Malmström explained that the CETA amendments mean that the use of ordinary state courts – rather than arbitrations – should be the preferred option, and the amendment includes “an obligatory code of conduct when it comes to arbitrators”.
However she also held out the possibility that the report on ISDS in TTIP may go further.
“The Canadian way is a very good way forward, possibly we can go even further in making sure that [future arbitrations] are limited to genuine cases and there are no abuses,” Malmström said.
Marietje Schaake stressed that the Commission report will represent the beginning of a fresh debate on the issue, rather than a conclusion.
“This will not be the end of the process. The Commission must decide which course of action to take in consultation with the European Parliament and the Member States, who gave the Commission the mandate to take up an ISDS clause in TTIP in the first place,” Schaake said.
She lamented the fact that discussion on ISDS, however worthwhile, “has overshadowed other parts of the negotiations, such as procurement, energy, financial services, operating US domestic flights, shipping and maritime and air services which should also be discussed.”
“If the debate does not also focus on these topics, it will be harder for negotiators on the EU side to take a clear position which can address the needs and concerns of all stakeholders,” Schaake said.
“In general, we should not only focus on fears, but look constructively at what we may be able to gain,” according to Schaake.
It is clear that suggested reforms to ISDS – even if these go further than those incorporated within CETA – will not silence all critics, however.
More transparency needed to slay imagined monsters
“ISDS should be scrapped from CETA and not included in TTIP,” according to Cecile Toubeau, sustainable trade policy officer at T&E, an NGO which campaigns for sustainable transport policy.
“When it comes to ensuring secure investment, multinational corporations certainly have the means already to evaluate risk, seek awards in national courts, take out private insurance, and participate in public investment guarantees,” Tourbeau said, adding: “Governments should be safeguarding their ability to protect people and the environment – not giving away this power to please multinational corporations.”
Pia Eberhardt, a researcher and campaigner with Corporate Europe Observatory, a campaign group, agreed.
“I expect the Commission to continue business as usual. They will probably say: ‘Thank you European people for your thought. Some of you complained that we were going too far; others said we were not going far enough; so we think that we are perfectly in the middle of the debate when we continue with our reform agenda for investor-state dispute settlement in TTIP.’,” Eberhardt said.
Instead she believed that the EU executive should “ditch” what she described as “the extreme investor privileges from TTIP”.

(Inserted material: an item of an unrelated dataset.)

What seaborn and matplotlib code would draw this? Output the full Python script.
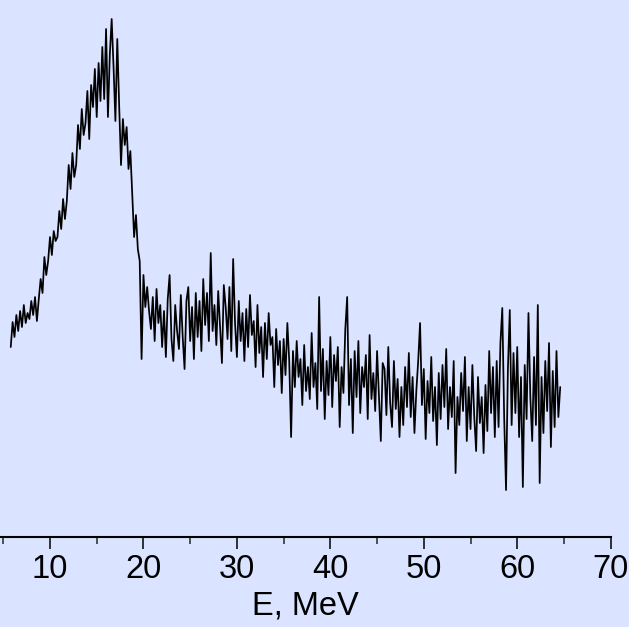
import numpy as np
import pandas as pd
import matplotlib
matplotlib.use("Agg")
import matplotlib.pyplot as plt
from matplotlib import font_manager
from matplotlib.ticker import MultipleLocator
import seaborn as sns

# energy bins (MeV)
energy = [
    5.8, 6.0, 6.2, 6.4, 6.6, 6.8, 7.0, 7.2, 7.4, 7.6,
    7.8, 8.0, 8.2, 8.4, 8.6, 8.8, 9.0, 9.2, 9.4, 9.6,
    9.8, 10.0, 10.2, 10.4, 10.6, 10.8, 11.0, 11.2, 11.4, 11.6,
    11.8, 12.0, 12.2, 12.4, 12.6, 12.8, 13.0, 13.2, 13.4, 13.6,
    13.8, 14.0, 14.2, 14.4, 14.6, 14.8, 15.0, 15.2, 15.4, 15.6,
    15.8, 16.0, 16.2, 16.4, 16.6, 16.8, 17.0, 17.2, 17.4, 17.6,
    17.8, 18.0, 18.2, 18.4, 18.6, 18.8, 19.0, 19.2, 19.4, 19.6,
    19.8, 20.0, 20.2, 20.4, 20.6, 20.8, 21.0, 21.2, 21.4, 21.6,
    21.8, 22.0, 22.2, 22.4, 22.6, 22.8, 23.0, 23.2, 23.4, 23.6,
    23.8, 24.0, 24.2, 24.4, 24.6, 24.8, 25.0, 25.2, 25.4, 25.6,
    25.8, 26.0, 26.2, 26.4, 26.6, 26.8, 27.0, 27.2, 27.4, 27.6,
    27.8, 28.0, 28.2, 28.4, 28.6, 28.8, 29.0, 29.2, 29.4, 29.6,
    29.8, 30.0, 30.2, 30.4, 30.6, 30.8, 31.0, 31.2, 31.4, 31.6,
    31.8, 32.0, 32.2, 32.4, 32.6, 32.8, 33.0, 33.2, 33.4, 33.6,
    33.8, 34.0, 34.2, 34.4, 34.6, 34.8, 35.0, 35.2, 35.4, 35.6,
    35.8, 36.0, 36.2, 36.4, 36.6, 36.8, 37.0, 37.2, 37.4, 37.6,
    37.8, 38.0, 38.2, 38.4, 38.6, 38.8, 39.0, 39.2, 39.4, 39.6,
    39.8, 40.0, 40.2, 40.4, 40.6, 40.8, 41.0, 41.2, 41.4, 41.6,
    41.8, 42.0, 42.2, 42.4, 42.6, 42.8, 43.0, 43.2, 43.4, 43.6,
    43.8, 44.0, 44.2, 44.4, 44.6, 44.8, 45.0, 45.2, 45.4, 45.6,
    45.8, 46.0, 46.2, 46.4, 46.6, 46.8, 47.0, 47.2, 47.4, 47.6,
    47.8, 48.0, 48.2, 48.4, 48.6, 48.8, 49.0, 49.2, 49.4, 49.6,
    49.8, 50.0, 50.2, 50.4, 50.6, 50.8, 51.0, 51.2, 51.4, 51.6,
    51.8, 52.0, 52.2, 52.4, 52.6, 52.8, 53.0, 53.2, 53.4, 53.6,
    53.8, 54.0, 54.2, 54.4, 54.6, 54.8, 55.0, 55.2, 55.4, 55.6,
    55.8, 56.0, 56.2, 56.4, 56.6, 56.8, 57.0, 57.2, 57.4, 57.6,
    57.8, 58.0, 58.2, 58.4, 58.6, 58.8, 59.0, 59.2, 59.4, 59.6,
    59.8, 60.0, 60.2, 60.4, 60.6, 60.8, 61.0, 61.2, 61.4, 61.6,
    61.8, 62.0, 62.2, 62.4, 62.6, 62.8, 63.0, 63.2, 63.4, 63.6,
    63.8, 64.0, 64.2, 64.4, 64.6,
]

# counts (arbitrary units)
counts = [
    190, 215, 200, 222, 206, 226, 210, 232, 214, 224,
    218, 236, 222, 240, 216, 238, 258, 244, 280, 262,
    276, 300, 282, 306, 296, 300, 326, 308, 338, 318,
    336, 372, 348, 384, 360, 372, 412, 388, 428, 402,
    414, 446, 398, 452, 430, 468, 420, 474, 436, 490,
    438, 508, 420, 482, 518, 470, 416, 498, 432, 372,
    418, 392, 410, 368, 386, 344, 300, 322, 288, 276,
    178, 262, 230, 250, 226, 208, 240, 196, 248, 214,
    232, 190, 226, 180, 238, 262, 198, 176, 232, 206,
    188, 242, 200, 168, 236, 250, 196, 230, 178, 244,
    200, 236, 186, 258, 212, 244, 196, 284, 206, 232,
    192, 246, 210, 174, 252, 230, 198, 250, 186, 278,
    214, 180, 236, 196, 224, 176, 228, 190, 242, 202,
    216, 170, 232, 184, 210, 160, 214, 178, 224, 192,
    200, 150, 208, 172, 196, 144, 198, 162, 214, 176,
    100, 186, 150, 196, 160, 178, 132, 192, 146, 170,
    138, 204, 150, 174, 128, 240, 146, 188, 118, 176,
    142, 200, 130, 182, 156, 190, 110, 170, 144, 208,
    240, 132, 178, 104, 186, 140, 196, 124, 170, 150,
    182, 118, 202, 138, 164, 126, 186, 142, 96, 174,
    168, 122, 190, 134, 110, 176, 128, 158, 100, 150,
    112, 170, 130, 184, 120, 160, 104, 146, 176, 214,
    132, 168, 98, 156, 124, 180, 116, 150, 92, 164,
    118, 172, 130, 188, 108, 150, 120, 176, 64, 140,
    112, 164, 126, 180, 96, 150, 108, 172, 120, 86,
    160, 114, 140, 84, 152, 106, 186, 124, 170, 100,
    176, 110, 194, 229, 120, 47, 168, 227, 112, 184,
    124, 190, 100, 160, 50, 172, 118, 224, 140, 96,
    180, 112, 232, 54, 160, 104, 176, 126, 194, 90,
    166, 110, 186, 120, 150,
]

x_ticks = [10, 20, 30, 40, 50, 60, 70]
x_label = "E, MeV"

bg = "#DAE3FF"
sns.set_style("white", {"axes.facecolor": bg, "figure.facecolor": bg})

# pick a narrow sans if one is installed
names = {f.name for f in font_manager.fontManager.ttflist}
if "Liberation Sans Narrow" in names:
    fam = ["Liberation Sans Narrow", "DejaVu Sans"]
    fsize = 25
else:
    fam = ["Liberation Sans", "DejaVu Sans"]
    fsize = 23.5
plt.rcParams["font.family"] = fam

df = pd.DataFrame({"E": energy, "counts": counts})

fig = plt.figure(figsize=(6.29, 6.27), dpi=100)
ax = fig.add_axes([0, 0.1435, 0.9709, 0.8565])
sns.lineplot(data=df, x="E", y="counts", color="black", linewidth=1.25,
             estimator=None, sort=False, ax=ax)

ax.set_xlim(4.65, 70)
ax.set_ylim(0, 537)
ax.set_xticks(x_ticks)
ax.xaxis.set_minor_locator(MultipleLocator(5))
ax.set_yticks([])
ax.set_ylabel("")
for s in ["left", "right", "top"]:
    ax.spines[s].set_visible(False)
ax.spines["bottom"].set_linewidth(1.5)
ax.spines["bottom"].set_color("black")
ax.tick_params(axis="x", which="major", direction="out", length=8.5, width=1.1,
               pad=4, labelsize=fsize, colors="black", bottom=True)
ax.tick_params(axis="x", which="minor", direction="out", length=5, width=1.1,
               bottom=True)
ax.set_xlabel(x_label, fontsize=fsize, labelpad=4, color="black")

fig.savefig("out.png", dpi=100, facecolor=bg)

“Several experts have explained in the consultation that the Commission’s so called “reforms” won’t tame investor arbitration – because these very same reforms have failed to do so in the past. If investor state arbitration remains in TTIP, we can expect a wave of corporate lawsuits against the EU and its member states – and taxpayers and regulators will pay the price,” according to Eberhardt.
When the debate comes to Parliament, it will be against more clamour to scrap the ISDS, but there are MEPs who are equally vocal in pushing for it.
“There are two main problems with a free trade agreement with the US as far as some Europeans are concerned: the US and free trade,” said MEP Fredrick Federley (Sweden; Alliance of Liberals and Democrats for Europe).
“We have to try and stem this demonisation of business and trade in Europe because trade is where our strength comes from,” according to Federley. He too, however, acknowledged the need for reform.
“We have to slay some of these monsters, but that means being more transparent in the TTIP: If Europe and the US does not make the negotiations and the ISDS apparatus more transparent then these monsters in the public imagination will keep on growing.”